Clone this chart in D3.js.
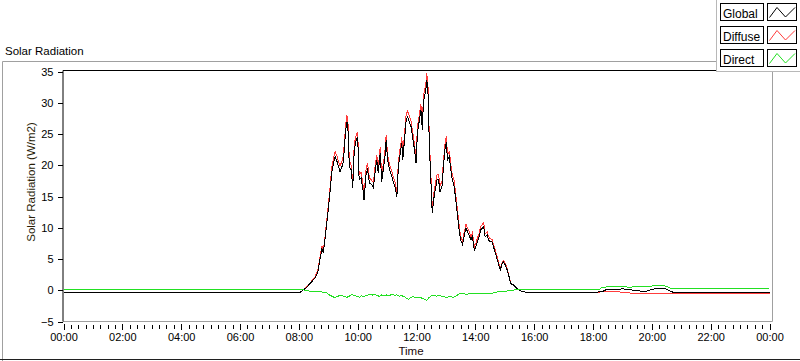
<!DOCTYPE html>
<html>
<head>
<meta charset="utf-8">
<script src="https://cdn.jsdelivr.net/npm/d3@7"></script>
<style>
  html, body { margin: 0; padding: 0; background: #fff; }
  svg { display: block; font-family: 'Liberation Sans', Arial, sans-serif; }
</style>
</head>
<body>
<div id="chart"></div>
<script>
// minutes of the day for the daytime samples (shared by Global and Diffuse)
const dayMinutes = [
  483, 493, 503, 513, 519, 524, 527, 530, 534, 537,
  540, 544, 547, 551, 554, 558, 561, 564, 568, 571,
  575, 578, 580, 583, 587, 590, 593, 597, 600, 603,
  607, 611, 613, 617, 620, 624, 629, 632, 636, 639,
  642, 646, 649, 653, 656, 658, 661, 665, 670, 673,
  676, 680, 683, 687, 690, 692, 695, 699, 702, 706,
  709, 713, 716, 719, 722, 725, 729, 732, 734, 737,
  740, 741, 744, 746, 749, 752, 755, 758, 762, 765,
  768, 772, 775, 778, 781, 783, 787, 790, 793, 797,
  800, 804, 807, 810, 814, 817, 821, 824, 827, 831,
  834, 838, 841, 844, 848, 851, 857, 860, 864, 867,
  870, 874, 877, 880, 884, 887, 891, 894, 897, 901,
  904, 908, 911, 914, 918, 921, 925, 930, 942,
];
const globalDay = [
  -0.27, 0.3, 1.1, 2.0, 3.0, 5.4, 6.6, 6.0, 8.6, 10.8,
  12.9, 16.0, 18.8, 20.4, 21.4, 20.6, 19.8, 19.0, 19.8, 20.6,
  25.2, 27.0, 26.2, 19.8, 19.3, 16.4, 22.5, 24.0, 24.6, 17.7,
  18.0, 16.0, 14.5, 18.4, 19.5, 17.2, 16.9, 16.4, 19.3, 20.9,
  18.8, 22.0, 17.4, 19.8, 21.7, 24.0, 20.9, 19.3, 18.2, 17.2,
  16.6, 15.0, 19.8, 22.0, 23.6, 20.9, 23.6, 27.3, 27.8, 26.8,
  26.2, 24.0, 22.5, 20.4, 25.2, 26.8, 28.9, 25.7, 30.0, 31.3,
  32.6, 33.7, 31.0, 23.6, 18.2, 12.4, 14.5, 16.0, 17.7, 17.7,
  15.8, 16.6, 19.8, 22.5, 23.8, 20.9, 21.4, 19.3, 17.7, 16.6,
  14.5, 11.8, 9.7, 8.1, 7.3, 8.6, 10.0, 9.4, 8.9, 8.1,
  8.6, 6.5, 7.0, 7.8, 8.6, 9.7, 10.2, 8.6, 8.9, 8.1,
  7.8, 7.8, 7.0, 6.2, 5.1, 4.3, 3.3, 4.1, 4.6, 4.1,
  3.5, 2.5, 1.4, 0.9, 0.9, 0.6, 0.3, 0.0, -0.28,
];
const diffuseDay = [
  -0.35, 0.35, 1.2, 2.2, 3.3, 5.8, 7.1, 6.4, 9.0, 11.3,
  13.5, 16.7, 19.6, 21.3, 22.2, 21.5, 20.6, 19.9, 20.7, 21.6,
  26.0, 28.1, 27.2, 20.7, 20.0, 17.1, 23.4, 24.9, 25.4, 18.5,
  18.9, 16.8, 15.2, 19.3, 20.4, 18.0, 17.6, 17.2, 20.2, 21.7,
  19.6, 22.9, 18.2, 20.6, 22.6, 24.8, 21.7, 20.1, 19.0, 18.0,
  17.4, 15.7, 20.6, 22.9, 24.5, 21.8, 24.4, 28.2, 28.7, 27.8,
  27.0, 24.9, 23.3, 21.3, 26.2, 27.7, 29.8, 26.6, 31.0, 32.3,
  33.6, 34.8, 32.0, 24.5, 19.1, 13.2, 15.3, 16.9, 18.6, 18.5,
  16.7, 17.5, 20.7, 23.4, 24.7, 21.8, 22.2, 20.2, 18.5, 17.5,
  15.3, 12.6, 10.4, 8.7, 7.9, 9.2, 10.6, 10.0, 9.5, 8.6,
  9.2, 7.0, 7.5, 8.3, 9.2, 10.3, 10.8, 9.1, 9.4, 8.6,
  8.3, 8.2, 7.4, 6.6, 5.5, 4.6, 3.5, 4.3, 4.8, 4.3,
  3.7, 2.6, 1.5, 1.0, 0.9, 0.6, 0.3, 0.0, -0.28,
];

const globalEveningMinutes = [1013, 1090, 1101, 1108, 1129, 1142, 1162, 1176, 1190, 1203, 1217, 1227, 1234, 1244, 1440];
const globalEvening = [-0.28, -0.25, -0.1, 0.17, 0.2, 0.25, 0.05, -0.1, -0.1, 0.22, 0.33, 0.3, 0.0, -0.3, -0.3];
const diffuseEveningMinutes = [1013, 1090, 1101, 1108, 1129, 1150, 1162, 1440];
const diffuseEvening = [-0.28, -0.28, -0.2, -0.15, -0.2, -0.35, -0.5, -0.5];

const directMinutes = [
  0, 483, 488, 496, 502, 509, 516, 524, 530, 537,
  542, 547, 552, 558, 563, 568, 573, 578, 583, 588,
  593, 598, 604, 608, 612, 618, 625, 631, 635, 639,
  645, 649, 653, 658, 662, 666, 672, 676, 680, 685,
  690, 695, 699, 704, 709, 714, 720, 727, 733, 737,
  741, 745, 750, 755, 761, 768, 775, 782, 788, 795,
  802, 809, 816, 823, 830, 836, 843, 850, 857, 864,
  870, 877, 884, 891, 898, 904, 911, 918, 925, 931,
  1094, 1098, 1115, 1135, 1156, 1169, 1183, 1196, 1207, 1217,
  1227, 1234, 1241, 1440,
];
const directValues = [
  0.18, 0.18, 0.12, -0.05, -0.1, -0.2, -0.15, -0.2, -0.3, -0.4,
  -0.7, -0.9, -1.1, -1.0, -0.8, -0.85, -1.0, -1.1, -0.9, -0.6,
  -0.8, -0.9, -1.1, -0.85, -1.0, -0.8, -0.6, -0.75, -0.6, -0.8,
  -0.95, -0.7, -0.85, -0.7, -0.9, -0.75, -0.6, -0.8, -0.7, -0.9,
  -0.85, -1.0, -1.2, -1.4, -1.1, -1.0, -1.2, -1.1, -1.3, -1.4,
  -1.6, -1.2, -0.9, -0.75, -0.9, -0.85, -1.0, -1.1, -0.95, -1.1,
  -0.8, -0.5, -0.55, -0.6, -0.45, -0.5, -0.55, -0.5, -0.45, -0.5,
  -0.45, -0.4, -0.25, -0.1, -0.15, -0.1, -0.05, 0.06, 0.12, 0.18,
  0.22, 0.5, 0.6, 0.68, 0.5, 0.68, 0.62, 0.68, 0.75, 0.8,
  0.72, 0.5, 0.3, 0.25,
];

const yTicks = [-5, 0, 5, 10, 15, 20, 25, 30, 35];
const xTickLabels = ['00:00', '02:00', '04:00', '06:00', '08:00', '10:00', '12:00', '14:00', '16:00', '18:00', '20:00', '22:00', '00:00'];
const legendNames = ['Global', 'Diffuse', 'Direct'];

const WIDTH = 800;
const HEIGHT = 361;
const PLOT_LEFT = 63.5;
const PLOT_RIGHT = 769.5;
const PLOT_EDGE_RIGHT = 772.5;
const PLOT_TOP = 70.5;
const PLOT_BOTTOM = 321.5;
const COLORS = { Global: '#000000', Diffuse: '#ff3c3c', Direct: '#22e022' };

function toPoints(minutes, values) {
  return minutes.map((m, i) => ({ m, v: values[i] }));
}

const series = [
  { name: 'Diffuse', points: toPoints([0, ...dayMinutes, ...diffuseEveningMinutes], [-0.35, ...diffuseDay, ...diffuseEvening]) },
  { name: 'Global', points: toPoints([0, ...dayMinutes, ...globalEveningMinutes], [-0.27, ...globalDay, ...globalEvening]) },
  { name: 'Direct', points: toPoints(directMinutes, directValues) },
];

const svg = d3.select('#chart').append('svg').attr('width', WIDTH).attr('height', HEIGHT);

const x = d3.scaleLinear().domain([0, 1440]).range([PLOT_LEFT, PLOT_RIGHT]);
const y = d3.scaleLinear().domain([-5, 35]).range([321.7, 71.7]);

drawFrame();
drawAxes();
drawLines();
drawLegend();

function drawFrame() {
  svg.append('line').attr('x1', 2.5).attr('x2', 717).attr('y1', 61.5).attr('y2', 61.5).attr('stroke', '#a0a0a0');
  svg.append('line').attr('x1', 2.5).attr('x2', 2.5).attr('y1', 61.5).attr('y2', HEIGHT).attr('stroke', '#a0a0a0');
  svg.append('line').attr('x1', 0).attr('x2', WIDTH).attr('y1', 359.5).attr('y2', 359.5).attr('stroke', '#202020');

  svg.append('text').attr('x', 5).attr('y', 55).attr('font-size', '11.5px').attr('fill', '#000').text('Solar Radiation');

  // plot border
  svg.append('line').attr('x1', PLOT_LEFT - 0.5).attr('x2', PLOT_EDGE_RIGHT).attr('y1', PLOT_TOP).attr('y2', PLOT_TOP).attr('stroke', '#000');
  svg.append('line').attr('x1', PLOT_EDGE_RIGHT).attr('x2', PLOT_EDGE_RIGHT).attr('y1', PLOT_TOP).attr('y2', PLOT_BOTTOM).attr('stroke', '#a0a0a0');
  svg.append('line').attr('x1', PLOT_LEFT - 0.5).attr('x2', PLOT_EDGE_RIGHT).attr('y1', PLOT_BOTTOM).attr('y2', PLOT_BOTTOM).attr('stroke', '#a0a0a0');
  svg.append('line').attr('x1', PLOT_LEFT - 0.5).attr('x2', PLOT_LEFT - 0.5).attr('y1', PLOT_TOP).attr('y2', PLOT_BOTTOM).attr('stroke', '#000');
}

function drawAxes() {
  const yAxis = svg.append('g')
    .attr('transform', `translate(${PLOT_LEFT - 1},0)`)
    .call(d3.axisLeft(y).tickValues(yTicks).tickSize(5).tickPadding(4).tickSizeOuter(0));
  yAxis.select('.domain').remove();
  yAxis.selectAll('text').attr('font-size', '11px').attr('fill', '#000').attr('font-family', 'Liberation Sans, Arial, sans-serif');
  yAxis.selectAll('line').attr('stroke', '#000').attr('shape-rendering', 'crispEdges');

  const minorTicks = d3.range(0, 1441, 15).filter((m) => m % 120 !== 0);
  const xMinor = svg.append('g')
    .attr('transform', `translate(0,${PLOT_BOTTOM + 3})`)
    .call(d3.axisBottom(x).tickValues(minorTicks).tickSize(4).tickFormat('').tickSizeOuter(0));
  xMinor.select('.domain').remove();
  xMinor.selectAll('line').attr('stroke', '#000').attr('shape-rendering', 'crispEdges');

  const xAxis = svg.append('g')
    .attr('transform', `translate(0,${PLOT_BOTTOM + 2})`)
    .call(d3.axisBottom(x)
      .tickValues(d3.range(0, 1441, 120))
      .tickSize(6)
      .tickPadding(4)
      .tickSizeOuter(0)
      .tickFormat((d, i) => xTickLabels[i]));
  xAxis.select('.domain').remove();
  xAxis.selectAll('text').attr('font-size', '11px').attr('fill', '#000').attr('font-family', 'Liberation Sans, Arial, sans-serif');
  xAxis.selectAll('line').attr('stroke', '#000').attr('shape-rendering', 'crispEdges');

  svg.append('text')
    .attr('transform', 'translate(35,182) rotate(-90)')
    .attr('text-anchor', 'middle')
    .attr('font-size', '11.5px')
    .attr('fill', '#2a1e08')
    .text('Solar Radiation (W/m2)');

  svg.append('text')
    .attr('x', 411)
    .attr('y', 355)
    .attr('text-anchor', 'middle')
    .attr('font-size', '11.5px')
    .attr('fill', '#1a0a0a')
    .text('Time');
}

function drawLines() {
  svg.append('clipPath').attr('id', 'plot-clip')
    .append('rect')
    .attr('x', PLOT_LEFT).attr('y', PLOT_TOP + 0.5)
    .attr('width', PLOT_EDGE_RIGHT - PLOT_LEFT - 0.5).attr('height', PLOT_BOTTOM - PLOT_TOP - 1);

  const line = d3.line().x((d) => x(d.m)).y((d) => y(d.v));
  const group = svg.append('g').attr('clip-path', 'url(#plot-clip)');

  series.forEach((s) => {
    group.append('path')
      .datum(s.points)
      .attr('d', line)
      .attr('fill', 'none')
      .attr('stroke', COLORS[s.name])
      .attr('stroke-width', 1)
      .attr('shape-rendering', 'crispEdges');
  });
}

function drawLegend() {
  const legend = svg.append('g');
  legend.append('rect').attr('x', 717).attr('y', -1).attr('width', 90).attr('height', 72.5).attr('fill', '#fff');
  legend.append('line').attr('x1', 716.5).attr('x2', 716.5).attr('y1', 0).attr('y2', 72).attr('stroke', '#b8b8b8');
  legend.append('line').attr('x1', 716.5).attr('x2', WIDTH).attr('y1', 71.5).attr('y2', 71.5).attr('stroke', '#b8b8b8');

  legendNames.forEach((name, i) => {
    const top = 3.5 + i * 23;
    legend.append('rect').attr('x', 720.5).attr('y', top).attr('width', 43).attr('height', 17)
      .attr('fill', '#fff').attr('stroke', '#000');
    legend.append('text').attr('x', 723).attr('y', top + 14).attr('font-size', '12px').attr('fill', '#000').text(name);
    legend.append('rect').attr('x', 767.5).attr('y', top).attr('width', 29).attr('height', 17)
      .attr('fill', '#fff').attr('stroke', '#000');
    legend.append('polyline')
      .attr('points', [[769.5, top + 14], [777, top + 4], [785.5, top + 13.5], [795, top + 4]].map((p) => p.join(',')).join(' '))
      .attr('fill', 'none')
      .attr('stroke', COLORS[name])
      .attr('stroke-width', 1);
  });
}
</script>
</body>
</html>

● ● ●

Search the lines for the word "chart" and report how many contain it, by number only.

3